LIVE: Touché Amoré @ Audio, Brighton





Los Angeles post-hardcore quintet Touché Amoré paid Brighton a visit this week, packing out the ample-sized venue known as Audio. In a very intimate and intense showing, the band immediately brought their heart-racing energy to their fans, who within seconds were sent into a frenzy; crowd surfing, screaming, dancing and stage climbing.

Witnessing such live energy, Touché Amoré brought vibrance and life to the slightly dingy underground venue that Audio is.
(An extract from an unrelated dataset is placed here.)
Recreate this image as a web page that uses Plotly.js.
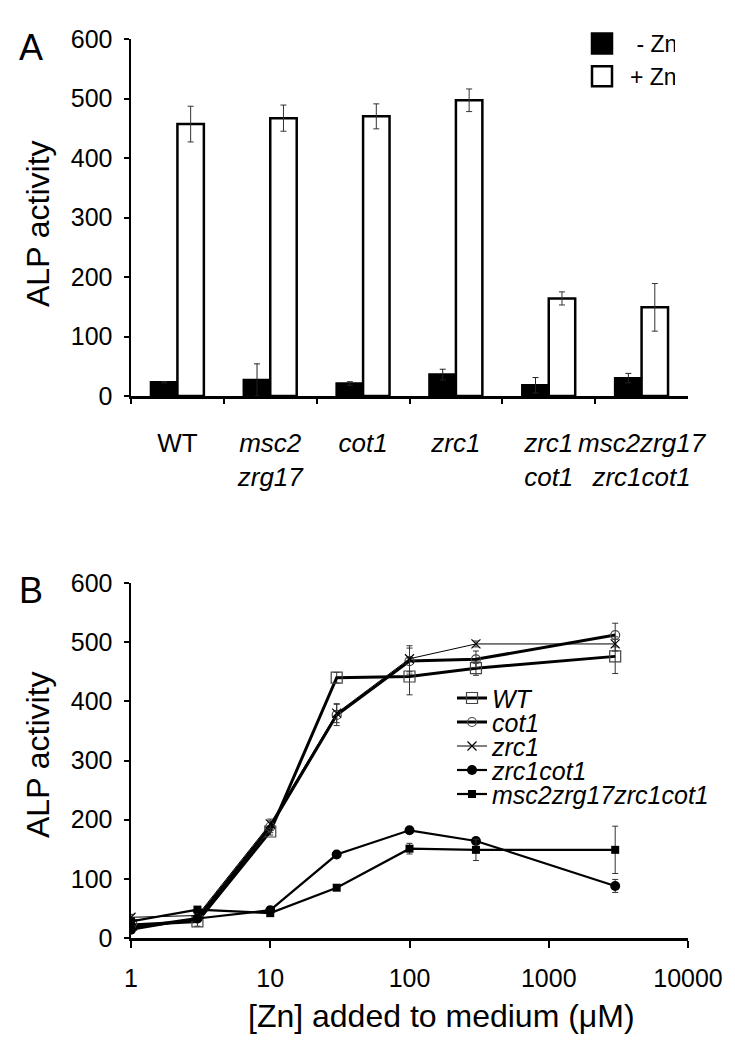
<!DOCTYPE html>
<html>
<head>
<meta charset="utf-8">
<script src="https://cdn.plot.ly/plotly-3.0.1.min.js"></script>
<style>html,body{margin:0;padding:0;background:#fff;}#chart{width:735px;height:1050px;}</style>
</head>
<body>
<div id="chart"></div>
<script>
// ---------- Panel A data ----------
const strains = ['WT', 'msc2zrg17', 'cot1', 'zrc1', 'zrc1cot1', 'msc2zrg17zrc1cot1'];
const strainLabels = ['WT', '<i>msc2</i><br><i>zrg17</i>', '<i>cot1</i>', '<i>zrc1</i>', '<i>zrc1</i><br><i>cot1</i>', '<i>msc2zrg17</i><br><i>zrc1cot1</i>'];
const minusZn = [23, 27, 21, 36, 18, 30];
const minusZnErr = [1, 27, 3, 9, 13, 8];
const plusZn = [457, 467, 470, 497, 164, 149];
const plusZnErr = [30, 22, 21, 19, 11, 40];

// ---------- Panel B data ----------
const znAdded = [1, 3, 10, 30, 100, 300, 3000];
const wt = [22, 28, 180, 440, 442, 456, 476];
const wtErr = [4, 8, 6, 9, 31, 12, 29];
const cot1 = [17, 33, 188, 377, 468, 471, 512];
const cot1Err = [3, 5, 10, 18, 22, 14, 20];
const zrc1 = [35, 38, 193, 380, 472, 497, 497];
const zrc1Err = [5, 5, 8, 16, 22, 5, 12];
const zrc1cot1 = [14, 33, 47, 141, 182, 164, 88];
const zrc1cot1Err = [3, 4, 6, 4, 4, 4, 11];
const quad = [28, 48, 42, 85, 151, 149, 149];
const quadErr = [3, 4, 5, 3, 9, 18, 40];
const xTicks = [1, 10, 100, 1000, 10000];

const W = 735, H = 1050;
const px = v => v / W;
const py = v => 1 - v / H;
const FONT = 'Liberation Sans, Arial, sans-serif';

const errStyle = (arr, color) => ({type: 'data', array: arr, visible: true, color: color, thickness: 1, width: 3});

const traces = [
  {type: 'bar', name: ' - Zn', x: strains, y: minusZn, xaxis: 'x', yaxis: 'y', legend: 'legend',
   marker: {color: '#000', line: {color: '#000', width: 2.5}}, error_y: errStyle(minusZnErr, '#222')},
  {type: 'bar', name: '+ Zn', x: strains, y: plusZn, xaxis: 'x', yaxis: 'y', legend: 'legend',
   marker: {color: '#fff', line: {color: '#000', width: 2.5}}, error_y: errStyle(plusZnErr, '#333')},
  {type: 'scatter', mode: 'lines+markers', name: '<i>WT</i>', x: znAdded, y: wt, xaxis: 'x2', yaxis: 'y2', legend: 'legend2',
   line: {color: '#000', width: 3}, marker: {symbol: 'square-open', size: 11, color: '#444', line: {width: 1.2}},
   error_y: errStyle(wtErr, '#333')},
  {type: 'scatter', mode: 'lines+markers', name: '<i>cot1</i>', x: znAdded, y: cot1, xaxis: 'x2', yaxis: 'y2', legend: 'legend2',
   line: {color: '#000', width: 3}, marker: {symbol: 'circle-open', size: 9, color: '#444', line: {width: 1.2}},
   error_y: errStyle(cot1Err, '#333')},
  {type: 'scatter', mode: 'lines+markers', name: '<i>zrc1</i>', x: znAdded, y: zrc1, xaxis: 'x2', yaxis: 'y2', legend: 'legend2',
   line: {color: '#000', width: 1}, marker: {symbol: 'x-thin-open', size: 9, color: '#000', line: {width: 1.2}},
   error_y: errStyle(zrc1Err, '#333')},
  {type: 'scatter', mode: 'lines+markers', name: '<i>zrc1cot1</i>', x: znAdded, y: zrc1cot1, xaxis: 'x2', yaxis: 'y2', legend: 'legend2',
   line: {color: '#000', width: 2.2}, marker: {symbol: 'circle', size: 10, color: '#000'},
   error_y: errStyle(zrc1cot1Err, '#333')},
  {type: 'scatter', mode: 'lines+markers', name: '<i>msc2zrg17zrc1cot1</i>', x: znAdded, y: quad, xaxis: 'x2', yaxis: 'y2', legend: 'legend2',
   line: {color: '#000', width: 2.2}, marker: {symbol: 'square', size: 8, color: '#000'},
   error_y: errStyle(quadErr, '#333')}
];

const axisCommon = {showline: true, linecolor: '#000', linewidth: 2.5, ticks: 'outside', ticklen: 5, tickwidth: 2,
  tickcolor: '#000', showgrid: false, zeroline: false, tickfont: {family: FONT, size: 25, color: '#000'}};

const layout = {
  width: W, height: H,
  margin: {l: 0, r: 0, t: 0, b: 0},
  paper_bgcolor: '#fff', plot_bgcolor: '#fff',
  barmode: 'group', bargap: 0.43, bargroupgap: 0,
  font: {family: FONT, color: '#000'},
  xaxis: Object.assign({}, axisCommon, {domain: [px(131), px(688)], anchor: 'y', type: 'category',
    tickmode: 'array', tickvals: strains, ticktext: strainLabels, tickson: 'boundaries', tickangle: 0,
    tickfont: {family: FONT, size: 26, color: '#000'}, ticklabelstandoff: 22}),
  yaxis: Object.assign({}, axisCommon, {domain: [py(396), py(39)], anchor: 'x', range: [0, 600], dtick: 100,
    ticklabelstandoff: 6}),
  xaxis2: Object.assign({}, axisCommon, {domain: [px(131), px(688)], anchor: 'y2', type: 'log', range: [0, 4],
    tickmode: 'array', tickvals: xTicks, ticktext: xTicks.map(String), ticklen: 7, tickangle: 0, ticklabelstandoff: 9}),
  yaxis2: Object.assign({}, axisCommon, {domain: [py(938), py(583)], anchor: 'x2', range: [0, 600], dtick: 100,
    ticklabelstandoff: 6}),
  showlegend: true,
  legend: {x: px(582), y: py(22), xanchor: 'left', yanchor: 'top', bgcolor: 'rgba(0,0,0,0)', borderwidth: 0,
    font: {family: FONT, size: 23, color: '#000'}},
  legend2: {x: px(452), y: py(682), xanchor: 'left', yanchor: 'top', bgcolor: 'rgba(0,0,0,0)', borderwidth: 0,
    font: {family: FONT, size: 25, color: '#000'}},
  annotations: [
    {text: 'A', xref: 'paper', yref: 'paper', x: px(31), y: py(47), xanchor: 'center', yanchor: 'middle', showarrow: false, font: {family: FONT, size: 36}},
    {text: 'B', xref: 'paper', yref: 'paper', x: px(31), y: py(590), xanchor: 'center', yanchor: 'middle', showarrow: false, font: {family: FONT, size: 36}},
    {text: 'ALP activity', xref: 'paper', yref: 'paper', x: px(38), y: py(224), xanchor: 'center', yanchor: 'middle', textangle: -90, showarrow: false,
     font: {family: FONT, size: 32}},
    {text: 'ALP activity', xref: 'paper', yref: 'paper', x: px(38), y: py(755), xanchor: 'center', yanchor: 'middle', textangle: -90, showarrow: false,
     font: {family: FONT, size: 32}},
    {text: '[Zn] added to medium (\u03bcM)', xref: 'paper', yref: 'paper', x: px(442), y: py(1016), xanchor: 'center', yanchor: 'middle', showarrow: false,
     font: {family: FONT, size: 32}}
  ]
};

Plotly.newPlot('chart', traces, layout, {staticPlot: true}).then(function (gd) {
  // tighten the spacing of the line legend to match the figure
  const items2 = gd.querySelectorAll('g.legend2 g.traces');
  items2.forEach(function (el, i) {
    const m = /translate\(([-\d.]+),\s*([-\d.]+)\)/.exec(el.getAttribute('transform') || '');
    const x0 = m ? parseFloat(m[1]) : 0;
    el.setAttribute('transform', 'translate(' + x0 + ',' + (16 + i * 24) + ')');
  });
  // larger legend squares for the bar legend
  gd.querySelectorAll('g.legend g.legendpoints path').forEach(function (p) {
    p.setAttribute('d', 'M10,10H-10V-10H10Z');
  });
  gd.querySelectorAll('g.legend text.legendtext').forEach(function (t) {
    t.setAttribute('x', '48');
  });
});
</script>
</body>
</html>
Amongst a lively crowd that knew every word to each song, certain fans would be lucky enough to share vocal duties with vocalist Jeremy Bolm, even if only for a second.

Touché Amoré are definitely a very beloved band in Brighton, as their passion in their performance has definitely not gone unnoticed. Not to mention Audio’s powerful sound system which helped significantly; it sent a genuinely earthquake-inducing bass tone from Tyler Kirby’s four strings, which, when overlaid with the melodic guitar riffs from Clayton Stevens and Nick Steinhardt, made the whole gig practically deafening. Elliot Babin’s drum playing was exceptional even as the heat of the room escalated, Elliot showed no sign of letting this affect him and really pumped the songs full of thick drum beats. To say this was carnage would be an understatement.


Prior to Touche Amore were End Of A Year Self Defense Family (usually known as just Self Defense Family) who gave a truly spectacular performance – one that rivalled a headliners’. From this being the first I’d ever seen of Self Defense, I was awed by their execution – in particular, vocalist Patrick Kindlon, theatrically threw his body around as if he was the conductor to an orchestra. You could see the songs really meant something to him.

Patrick was also entertaining between songs; one could say he has the presence of a comedian – one that is very captivating and never babbles on for too long. The other musicians that make up Self Defense were truly spectacular, the songs contained a surplus of interesting bass riffs, most likely due to the line up currently containing not one, but two bassists – which added to their already present depth and dynamism. Self Defense are one of those bands which have to be seen to be believed, as six musicians working in such a theatrical fashion on a tiny stage is something quite extraordinary!


Elliot Babin (drummer of Touché Amoré) has spent a lot of time since 2009 writing his own music independently, and which ultimately led to the formation of the opening act for this evening, Dad Punchers. The band put on a decent show which successfully warmed up the crowd – their songs included catchy melodies and guitar riffs that bore a resemblance to a slightly more pop/punk version of Brand New. The most memorable part of their performance were the simplistic but slightly humorous lyrical content of their songs, one of which spoke of the inevitable irritants you’d have to experience when your housemates fall in love with each other.